## Challenge
Omit the pictures and print exactly the lines of the listing below, starting at the first and ending at the line containing "const L = 40, R = 597, T = 8, B = 377;".

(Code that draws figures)
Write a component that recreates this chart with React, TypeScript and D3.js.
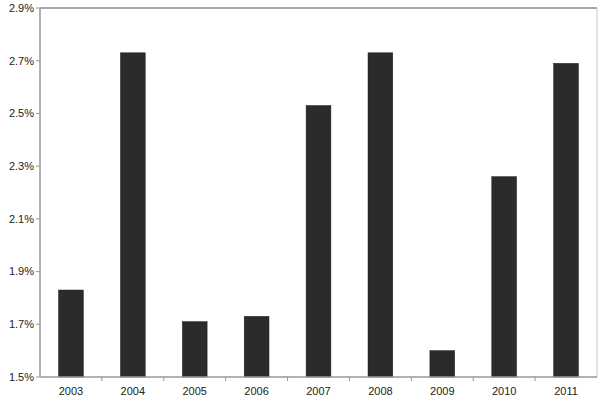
import React from "react";
import * as d3 from "d3";

const years = ["2003", "2004", "2005", "2006", "2007", "2008", "2009", "2010", "2011"];
const values = [1.83, 2.73, 1.71, 1.73, 2.53, 2.73, 1.6, 2.26, 2.69];
const yTicks = [1.5, 1.7, 1.9, 2.1, 2.3, 2.5, 2.7, 2.9];

const W = 600, H = 405;
const L = 40, R = 597, T = 8, B = 377;

export default function App() {
  const x = d3.scaleBand<string>().domain(years).range([L, R]).paddingInner(0.6).paddingOuter(0.3);
  const xb = d3.scaleBand<string>().domain(years).range([L, R]);
  const y = d3.scaleLinear().domain([1.5, 2.9]).range([B, T]);
  const font = "Liberation Sans, Arial, sans-serif";
  return (
    <svg width={W} height={H} style={{ position: "absolute", left: 0, top: 0, background: "#fff" }}>
      <rect x={0} y={0} width={W} height={H} fill="#fff" />
      <line x1={L} x2={R} y1={T} y2={T} stroke="#8a8a8a" strokeWidth={1.5} />
      <line x1={R} x2={R} y1={T} y2={B} stroke="#c8c8c8" strokeWidth={1} />
      {years.map((yr, i) => (
        <rect key={yr} x={x(yr)} y={y(values[i])} width={x.bandwidth()} height={B - y(values[i])}
          fill="#2b2b2b" stroke="#1a1a1a" strokeWidth={0.5} />
      ))}
      <line x1={L} x2={L} y1={T} y2={B} stroke="#999" strokeWidth={1.5} />
      <line x1={L} x2={R} y1={B} y2={B} stroke="#999" strokeWidth={1.5} />
      {yTicks.map((t) => (
        <g key={t}>
          <line x1={L - 4} x2={L} y1={y(t)} y2={y(t)} stroke="#999" />
          <text x={L - 6} y={y(t)} dy="0.35em" textAnchor="end" fontFamily={font} fontSize={11} fill="#222">
            {t.toFixed(1)}%
          </text>
        </g>
      ))}
      {years.slice(1).map((yr) => (
        <line key={yr} x1={xb(yr)} x2={xb(yr)} y1={B} y2={B + 4} stroke="#999" />
      ))}
      {years.map((yr) => (
        <text key={yr} x={(xb(yr) as number) + xb.bandwidth() / 2} y={B + 18} textAnchor="middle"
          fontFamily={font} fontSize={11} fill="#222">
          {yr}
        </text>
      ))}
    </svg>
  );
}
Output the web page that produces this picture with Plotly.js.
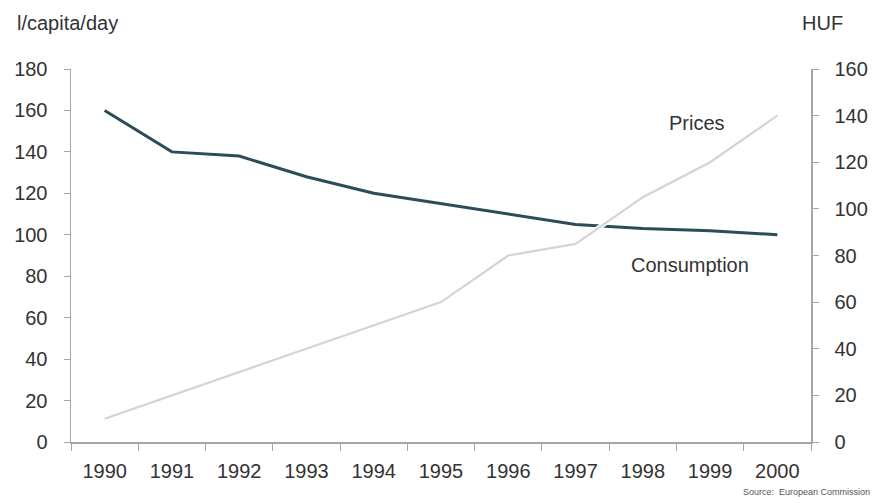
<!DOCTYPE html>
<html>
<head>
<meta charset="utf-8">
<script src="https://cdn.plot.ly/plotly-3.0.1.min.js"></script>
<style>html,body{margin:0;padding:0;background:#fff;}#chart{width:877px;height:503px;}</style>
</head>
<body>
<div id="chart"></div>
<script>
const years = ['1990','1991','1992','1993','1994','1995','1996','1997','1998','1999','2000'];
const consumption = [160, 140, 138, 128, 120, 115, 110, 105, 103, 102, 100];
const prices = [10, 20, 30, 40, 50, 60, 80, 85, 105, 120, 140];
const leftTicks = [0,20,40,60,80,100,120,140,160,180];
const rightTicks = [0,20,40,60,80,100,120,140,160];

const FONT = '"Liberation Sans", Arial, sans-serif';
const TXT = '#333333';
const AX = '#a6a6a6';

const traces = [
  {x: years, y: consumption, type: 'scatter', mode: 'lines', yaxis: 'y', name: 'Consumption',
   line: {color: '#2c4c58', width: 3}},
  {x: years, y: prices, type: 'scatter', mode: 'lines', yaxis: 'y2', name: 'Prices outline', hoverinfo: 'skip',
   line: {color: '#ffffff', width: 5}},
  {x: years, y: prices, type: 'scatter', mode: 'lines', yaxis: 'y2', name: 'Prices',
   line: {color: '#d4d4d4', width: 2.2}}
];

const layout = {
  width: 877, height: 503,
  margin: {l: 71, r: 66, t: 69, b: 61},
  paper_bgcolor: '#ffffff', plot_bgcolor: '#ffffff',
  showlegend: false,
  font: {family: FONT, size: 20, color: TXT},
  xaxis: {type: 'category', range: [-0.5, 10.5], tickson: 'boundaries', ticks: 'outside', ticklen: 7, tickcolor: AX,
    showline: true, linecolor: AX, linewidth: 1.5, showgrid: false, zeroline: false,
    tickfont: {family: FONT, size: 20, color: TXT}, ticklabelstandoff: 10},
  yaxis: {range: [0, 180], tickvals: leftTicks, ticks: 'outside', ticklen: 6, tickcolor: AX,
    showline: true, linecolor: AX, linewidth: 1.5, showgrid: false, zeroline: false,
    tickfont: {family: FONT, size: 20, color: TXT}, ticklabelstandoff: 12},
  yaxis2: {range: [0, 160], tickvals: rightTicks, overlaying: 'y', side: 'right', ticks: 'outside', ticklen: 6, tickcolor: AX,
    showline: true, linecolor: AX, linewidth: 1.5, showgrid: false, zeroline: false,
    tickfont: {family: FONT, size: 20, color: TXT}, ticklabelstandoff: 12},
  annotations: [
    {xref: 'paper', yref: 'paper', x: (15-71)/740, y: 1 + 46/373, xanchor: 'left', yanchor: 'middle', showarrow: false,
     text: 'l/capita/day', font: {family: FONT, size: 20, color: TXT}},
    {xref: 'paper', yref: 'paper', x: (800-71)/740, y: 1 + 46/373, xanchor: 'left', yanchor: 'middle', showarrow: false,
     text: 'HUF', font: {family: FONT, size: 20, color: TXT}},
    {xref: 'paper', yref: 'paper', x: (697-71)/740, y: (442-123)/373, xanchor: 'center', yanchor: 'middle', showarrow: false,
     text: 'Prices', font: {family: FONT, size: 20, color: TXT}},
    {xref: 'paper', yref: 'paper', x: (690-71)/740, y: (442-265)/373, xanchor: 'center', yanchor: 'middle', showarrow: false,
     text: 'Consumption', font: {family: FONT, size: 20, color: TXT}},
    {xref: 'paper', yref: 'paper', x: (872-71)/740, y: -(492-442)/373, xanchor: 'right', yanchor: 'middle', showarrow: false,
     text: 'Source:  European Commission', font: {family: FONT, size: 9, color: '#555555'}}
  ]
};

Plotly.newPlot('chart', traces, layout, {displayModeBar: false, staticPlot: true});
</script>
</body>
</html>
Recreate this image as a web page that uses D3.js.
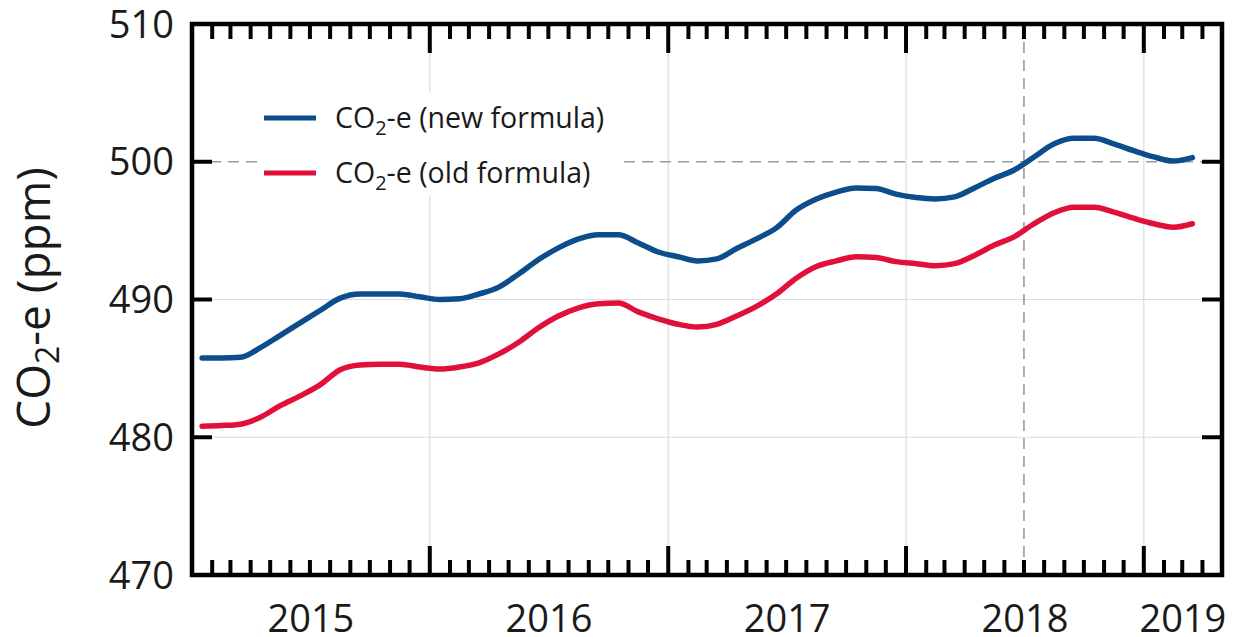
<!DOCTYPE html>
<html>
<head>
<meta charset="utf-8">
<script src="https://cdn.jsdelivr.net/npm/d3@7"></script>
<style>
  html, body { margin: 0; padding: 0; background: #fff; }
  svg { display: block; }
  text { font-family: "Open Sans", "DejaVu Sans", sans-serif; fill: #1a1a1a; }
</style>
</head>
<body>
<svg id="chart" width="1235" height="637"></svg>
<script>
// ---- data (monthly, mid-month) ----
const months = [
  "2015-01","2015-02","2015-03","2015-04","2015-05","2015-06","2015-07","2015-08","2015-09","2015-10","2015-11","2015-12",
  "2016-01","2016-02","2016-03","2016-04","2016-05","2016-06","2016-07","2016-08","2016-09","2016-10","2016-11","2016-12",
  "2017-01","2017-02","2017-03","2017-04","2017-05","2017-06","2017-07","2017-08","2017-09","2017-10","2017-11","2017-12",
  "2018-01","2018-02","2018-03","2018-04","2018-05","2018-06","2018-07","2018-08","2018-09","2018-10","2018-11","2018-12",
  "2019-01","2019-02","2019-03"
];
const newFormula = [
  485.75, 485.75, 485.8, 486.5, 487.4, 488.3, 489.2, 490.1, 490.4, 490.4, 490.4, 490.2,
  490.0, 490.05, 490.4, 490.9, 491.85, 492.9, 493.75, 494.4, 494.7, 494.7, 494.1, 493.45,
  493.1, 492.8, 492.95, 493.7, 494.4, 495.2, 496.5, 497.3, 497.8, 498.1, 498.05, 497.65,
  497.4, 497.3, 497.45, 498.1, 498.8, 499.4, 500.35, 501.3, 501.7, 501.7, 501.3, 500.8,
  500.35, 500.05, 500.3
];
const oldFormula = [
  480.8, 480.85, 480.95, 481.45, 482.3, 483.0, 483.8, 484.9, 485.25, 485.3, 485.3, 485.1,
  484.95, 485.1, 485.4, 486.05, 486.9, 487.95, 488.8, 489.4, 489.7, 489.75, 489.1, 488.6,
  488.2, 488.0, 488.2, 488.8, 489.5, 490.4, 491.55, 492.4, 492.8, 493.1, 493.05, 492.75,
  492.6, 492.45, 492.6, 493.2, 493.95, 494.55, 495.5, 496.3, 496.7, 496.7, 496.35, 495.9,
  495.5, 495.25, 495.5
];
const seriesNames = ["new formula", "old formula"];
const seriesColors = ["#0c4d8b", "#e1103b"];
const yTicks = [470, 480, 490, 500, 510];
const yGrid = [480, 490];
const yRef = 500;
const xRef = "2018-07-01";
const xDomain = ["2015-01-01", "2019-05-01"];
const yearLabels = ["2015", "2016", "2017", "2018", "2019"];

// ---- layout ----
const svg = d3.select("#chart");
const L = 192, R = 1222, T = 24, B = 575;
const parse = d3.utcParse("%Y-%m-%d");
const parseM = d3.utcParse("%Y-%m");
const x = d3.scaleUtc().domain(xDomain.map(parse)).range([L, R]);
const y = d3.scaleLinear().domain([470, 510]).range([B, T]);
const midMonth = m => { const d = parseM(m); return new Date(+d + (+d3.utcMonth.offset(d, 1) - +d) / 2); };

// gridlines
const years = d3.utcYear.range(...x.domain()).filter(d => +d > +x.domain()[0]);
svg.append("g").selectAll("line").data(years).join("line")
  .attr("x1", d => x(d)).attr("x2", d => x(d)).attr("y1", T).attr("y2", B)
  .attr("stroke", "#dcdcdc").attr("stroke-width", 1.2);
svg.append("g").selectAll("line").data(yGrid).join("line")
  .attr("x1", L).attr("x2", R).attr("y1", d => y(d)).attr("y2", d => y(d))
  .attr("stroke", "#dcdcdc").attr("stroke-width", 1.2);
// reference dashed lines
svg.append("line").attr("x1", L).attr("x2", R).attr("y1", y(yRef)).attr("y2", y(yRef))
  .attr("stroke", "#9a9a9a").attr("stroke-width", 1.6).attr("stroke-dasharray", "11,7");
svg.append("line").attr("x1", x(parse(xRef))).attr("x2", x(parse(xRef))).attr("y1", T).attr("y2", B)
  .attr("stroke", "#9a9a9a").attr("stroke-width", 1.6).attr("stroke-dasharray", "11,7");

// legend background
svg.append("rect").attr("x", 258).attr("y", 92).attr("width", 364).attr("height", 103).attr("fill", "#fff");

// lines
const line = d3.line().x((d, i) => x(midMonth(months[i]))).y(d => y(d)).curve(d3.curveMonotoneX);
[newFormula, oldFormula].forEach((s, k) => {
  svg.append("path").datum(s).attr("d", line).attr("fill", "none")
    .attr("stroke", seriesColors[k]).attr("stroke-width", 5.5).attr("stroke-linejoin", "round").attr("stroke-linecap", "round");
});

// axes frame
const axisColor = "#000";
svg.append("rect").attr("x", L).attr("y", T).attr("width", R - L).attr("height", B - T)
  .attr("fill", "none").attr("stroke", axisColor).attr("stroke-width", 4.5);

// x ticks (top & bottom, inward)
const monthTicks = d3.utcMonth.range(...x.domain()).filter(d => +d > +x.domain()[0]);
const isYear = d => d.getUTCMonth() === 0;
const tickLen = d => isYear(d) ? 29 : 15;
const xt = svg.append("g").attr("stroke", axisColor).attr("stroke-width", 4);
xt.selectAll("line.b").data(monthTicks).join("line").attr("class", "b")
  .attr("x1", d => x(d)).attr("x2", d => x(d)).attr("y1", B).attr("y2", d => B - tickLen(d));
xt.selectAll("line.t").data(monthTicks).join("line").attr("class", "t")
  .attr("x1", d => x(d)).attr("x2", d => x(d)).attr("y1", T).attr("y2", d => T + tickLen(d));

// y ticks (left & right, inward)
const yt = svg.append("g").attr("stroke", axisColor).attr("stroke-width", 4);
yt.selectAll("line.l").data(yTicks).join("line").attr("class", "l")
  .attr("x1", L).attr("x2", L + 20).attr("y1", d => y(d)).attr("y2", d => y(d));
yt.selectAll("line.r").data(yTicks).join("line").attr("class", "r")
  .attr("x1", R).attr("x2", R - 20).attr("y1", d => y(d)).attr("y2", d => y(d));

// y tick labels
svg.append("g").selectAll("text").data(yTicks).join("text")
  .attr("x", 174).attr("y", d => y(d) + 13.5).attr("text-anchor", "end")
  .attr("font-size", 38).text(d => d);

// x year labels centered in each year span
const d0 = x.domain()[0], d1 = x.domain()[1];
svg.append("g").selectAll("text").data(yearLabels).join("text")
  .attr("x", yv => {
    const s = new Date(Date.UTC(+yv, 0, 1)), e = new Date(Date.UTC(+yv + 1, 0, 1));
    const a = Math.max(+s, +d0), b = Math.min(+e, +d1);
    return x(new Date((a + b) / 2));
  })
  .attr("y", 632).attr("text-anchor", "middle").attr("font-size", 38).text(d => d);

// y axis title
const yt2 = svg.append("text").attr("transform", "translate(50,298) rotate(-90)")
  .attr("text-anchor", "middle").attr("font-size", 46);
yt2.append("tspan").text("CO");
yt2.append("tspan").attr("font-size", 32).attr("dy", 9).text("2");
yt2.append("tspan").attr("dy", -9).text("-e (ppm)");

// legend
const lg = svg.append("g");
seriesNames.forEach((n, k) => {
  const ly = 118 + k * 55;
  lg.append("line").attr("x1", 264).attr("x2", 316).attr("y1", ly).attr("y2", ly)
    .attr("stroke", seriesColors[k]).attr("stroke-width", 5);
  const t = lg.append("text").attr("x", 335).attr("y", ly + 10).attr("font-size", 28.5);
  t.append("tspan").text("CO");
  t.append("tspan").attr("font-size", 20).attr("dy", 7).text("2");
  t.append("tspan").attr("dy", -7).text("-e (" + n + ")");
});
</script>
</body>
</html>
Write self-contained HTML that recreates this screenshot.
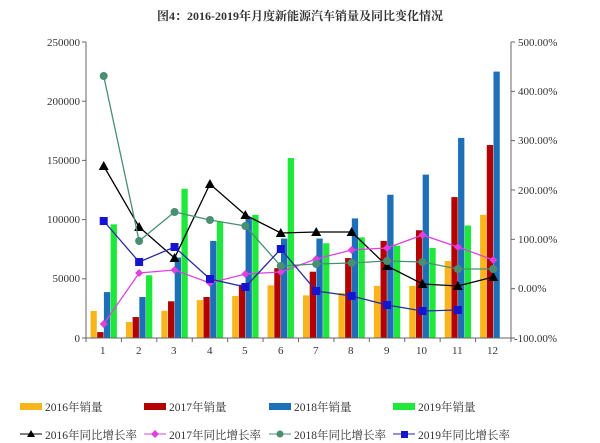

## Written response
Write a component that recreates this chart with React, TypeScript and D3.js.
import React from "react";
import * as d3 from "d3";

const years = ["2003", "2004", "2005", "2006", "2007", "2008", "2009", "2010", "2011"];
const values = [1.83, 2.73, 1.71, 1.73, 2.53, 2.73, 1.6, 2.26, 2.69];
const yTicks = [1.5, 1.7, 1.9, 2.1, 2.3, 2.5, 2.7, 2.9];

const W = 600, H = 405;
const L = 40, R = 597, T = 8, B = 377;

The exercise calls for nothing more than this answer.